Sobre el cuerpo de la mujer y la religión.

“Me voy para el otro lao
A comprar carne barata
Las muchachas valen cinco
Y las viejas van de ñapa”
Copla del folclor afrocolombiano del Pacífico.
-¿y de quién es el cuerpo de la mujer? Preguntó el conferencista invitado.
Nadie contestó. En la sala habíamos más de medio centenar de parejas, pues era una conferencia sobre la vida en pareja.
Entonces el hombre, mestizo él, con una actitud de padre amoroso que le enseña a sus hijos las primeras letras, dijo:
-El cuerpo de la mujer, es del hombre. ¿Cierto?
Silencio aprobatorio.
-¿Cierto? Del esposo. Tengamos eso muy en cuenta.-Remató, ante el silencio de la audiencia. Y siguió en su perorata sobre la planeación de los encuentros sexuales, de la preparación de los detalles y la comunicación del hombre hacia su mujer cuando necesitaba “estar” con ella.
Ya en esos momentos mi impaciencia me estaba causando escozor y me retiré del espacio para no ponerme a pelear con el invitado.

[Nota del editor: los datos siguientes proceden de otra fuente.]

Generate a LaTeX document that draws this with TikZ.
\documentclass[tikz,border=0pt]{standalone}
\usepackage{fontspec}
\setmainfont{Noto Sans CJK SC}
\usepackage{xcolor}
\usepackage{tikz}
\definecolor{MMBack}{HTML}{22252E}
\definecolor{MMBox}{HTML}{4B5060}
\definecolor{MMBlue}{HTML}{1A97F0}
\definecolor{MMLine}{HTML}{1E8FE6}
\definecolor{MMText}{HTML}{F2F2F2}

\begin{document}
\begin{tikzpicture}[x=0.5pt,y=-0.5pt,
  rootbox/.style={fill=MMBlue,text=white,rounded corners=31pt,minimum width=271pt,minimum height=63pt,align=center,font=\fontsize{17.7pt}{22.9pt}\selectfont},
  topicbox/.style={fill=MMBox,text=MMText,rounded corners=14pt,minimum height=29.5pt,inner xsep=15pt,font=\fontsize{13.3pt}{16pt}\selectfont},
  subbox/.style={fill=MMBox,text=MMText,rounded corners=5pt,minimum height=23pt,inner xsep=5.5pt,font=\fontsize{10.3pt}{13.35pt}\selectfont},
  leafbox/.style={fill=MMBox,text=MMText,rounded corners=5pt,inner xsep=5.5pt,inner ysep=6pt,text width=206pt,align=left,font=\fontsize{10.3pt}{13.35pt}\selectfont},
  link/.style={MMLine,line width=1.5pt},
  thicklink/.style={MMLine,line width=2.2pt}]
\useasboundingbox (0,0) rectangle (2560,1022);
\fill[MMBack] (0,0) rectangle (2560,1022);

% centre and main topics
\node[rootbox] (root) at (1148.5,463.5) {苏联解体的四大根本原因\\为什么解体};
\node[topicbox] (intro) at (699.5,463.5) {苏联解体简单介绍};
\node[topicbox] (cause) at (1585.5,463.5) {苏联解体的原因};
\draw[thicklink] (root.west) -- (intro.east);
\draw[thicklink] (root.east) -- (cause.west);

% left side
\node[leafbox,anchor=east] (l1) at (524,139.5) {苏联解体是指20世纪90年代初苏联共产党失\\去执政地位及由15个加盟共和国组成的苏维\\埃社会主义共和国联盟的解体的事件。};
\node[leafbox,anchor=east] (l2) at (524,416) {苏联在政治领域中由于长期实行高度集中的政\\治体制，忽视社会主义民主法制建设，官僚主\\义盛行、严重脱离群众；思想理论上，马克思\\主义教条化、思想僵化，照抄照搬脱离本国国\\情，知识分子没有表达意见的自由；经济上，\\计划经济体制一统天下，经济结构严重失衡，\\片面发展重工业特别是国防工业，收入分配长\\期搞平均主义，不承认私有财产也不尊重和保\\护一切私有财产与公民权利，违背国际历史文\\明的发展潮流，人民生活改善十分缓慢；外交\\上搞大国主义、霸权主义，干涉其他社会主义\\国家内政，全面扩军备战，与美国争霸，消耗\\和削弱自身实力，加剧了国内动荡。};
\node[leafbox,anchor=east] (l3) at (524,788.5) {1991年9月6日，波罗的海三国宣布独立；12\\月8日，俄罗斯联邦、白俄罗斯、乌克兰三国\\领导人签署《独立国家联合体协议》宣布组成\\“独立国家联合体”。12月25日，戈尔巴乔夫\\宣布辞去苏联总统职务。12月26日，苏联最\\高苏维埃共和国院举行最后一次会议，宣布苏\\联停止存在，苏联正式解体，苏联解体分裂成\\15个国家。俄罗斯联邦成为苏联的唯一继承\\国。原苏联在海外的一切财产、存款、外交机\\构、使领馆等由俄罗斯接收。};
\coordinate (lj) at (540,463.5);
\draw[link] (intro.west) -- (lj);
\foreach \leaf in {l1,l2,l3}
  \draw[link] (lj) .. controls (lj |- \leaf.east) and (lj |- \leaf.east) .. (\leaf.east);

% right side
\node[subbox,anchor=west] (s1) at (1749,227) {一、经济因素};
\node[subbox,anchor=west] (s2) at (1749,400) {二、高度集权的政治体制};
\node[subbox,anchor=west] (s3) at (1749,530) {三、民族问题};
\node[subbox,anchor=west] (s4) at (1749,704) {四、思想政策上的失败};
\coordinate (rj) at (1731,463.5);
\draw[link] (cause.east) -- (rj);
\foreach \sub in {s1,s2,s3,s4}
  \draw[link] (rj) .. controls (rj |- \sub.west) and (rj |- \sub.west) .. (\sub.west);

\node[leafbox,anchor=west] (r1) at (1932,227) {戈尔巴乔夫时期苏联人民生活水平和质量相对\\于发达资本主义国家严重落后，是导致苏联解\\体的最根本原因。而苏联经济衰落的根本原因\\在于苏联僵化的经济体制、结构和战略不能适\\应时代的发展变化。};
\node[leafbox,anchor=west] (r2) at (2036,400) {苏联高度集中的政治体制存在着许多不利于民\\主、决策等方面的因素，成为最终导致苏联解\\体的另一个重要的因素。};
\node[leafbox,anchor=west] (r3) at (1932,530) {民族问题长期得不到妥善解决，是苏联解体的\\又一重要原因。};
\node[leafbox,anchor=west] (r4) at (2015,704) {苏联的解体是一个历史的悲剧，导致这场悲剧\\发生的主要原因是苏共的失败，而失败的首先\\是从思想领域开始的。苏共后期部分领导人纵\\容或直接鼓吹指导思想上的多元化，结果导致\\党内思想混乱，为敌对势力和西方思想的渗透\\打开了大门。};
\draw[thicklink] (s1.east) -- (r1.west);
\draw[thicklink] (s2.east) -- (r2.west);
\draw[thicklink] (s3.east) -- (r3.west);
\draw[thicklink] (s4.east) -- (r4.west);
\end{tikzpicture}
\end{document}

El tema es que no era la primera vez que había escuchado semejante posición. Era más común en el pasado de que los maridos hablaran de sus compañeras como “mi mujer”, como una propiedad. Esta es una más de las herencias coloniales españolas y su cultura religiosa católica en la que la mujer ha sido culpada de todo desde que a los escritores de la Biblia les dio por contar que Eva fue la responsable de que el dios hebreo echara al hombre del paraíso con mujer e hijos.
Y en Colombia y más en pueblos como el nuestro, en la periferia del territorio nacional, de la modernidad, de la educación, de los servicios públicos y de la vida con derechos, estas ideas perviven como convive el maltrato, la injusticia laboral y otros desmanes asociados a cobrarle a las mujeres su pecado original.
Y es que pese a las particularidades de nuestras familias, nacidas en las minas y en esteros bajo el protagonismos de nuestras madres, abuelas, mamaguelas, madrinas, tías, mamachiquitas y todo el universo femenino liderando el trabajo familiar, comunitario, la familia y la pareja, poniéndole sus pechos a las desgracias y la sonrisas a las pequeñas alegrías; pese a eso, nos persiguen las iglesias, tanto la católica como las protestantes, no cesan en su búsqueda de convertirnos o reconvertirnos, inculcando ideas religiosas que en el mundo moderno se enterraron hace ya siglos.
Nuestra ignorancia sobre conquistas de la humanidad como los Derechos Humanos no han pasado por la escuela y menos por los medios locales, mientras que nuestra memoria del oscurantismo colombiano nos recuerda que las mujeres no pueden tener derechos, que las mujeres son menos que nosotros los varones, que son torpes, que las podemos asesinar si nos son infieles y cualquier otra cantidad de sandeces.
Negarle la propiedad de su cuerpo a la mujer, quitarle su derecho a decidir a quien ama y como lo ama, es seguir subvalorándola como dependiente del varón y es promover la violencia contra ella. Y la violencia contra las mujeres, sustentada en la familia patriarcal occidental o en cualquier otra idea política o religiosa no es aceptable. Las mujeres son nuestras parejas, nuestras camaradas como decía el escritor argentino Cortázar, nuestras compañeras de combate, nuestras amigas y confidentes y los puntales de nuestras familias, sin ellas somos como arboles sin raíces, cualquier viento nos tumba.
Afortunadamente, cuando por mi trabajo recorro la región me encuentro con organizaciones de mujeres que vienen liderando espacios comunitarios y políticos en sus municipios, las veo participando en talleres y en procesos de formación profesional en mayoría frente a los varones de su generación, me alegro y pienso que si nuestro futuro dependiera de ellas, estaríamos a salvo.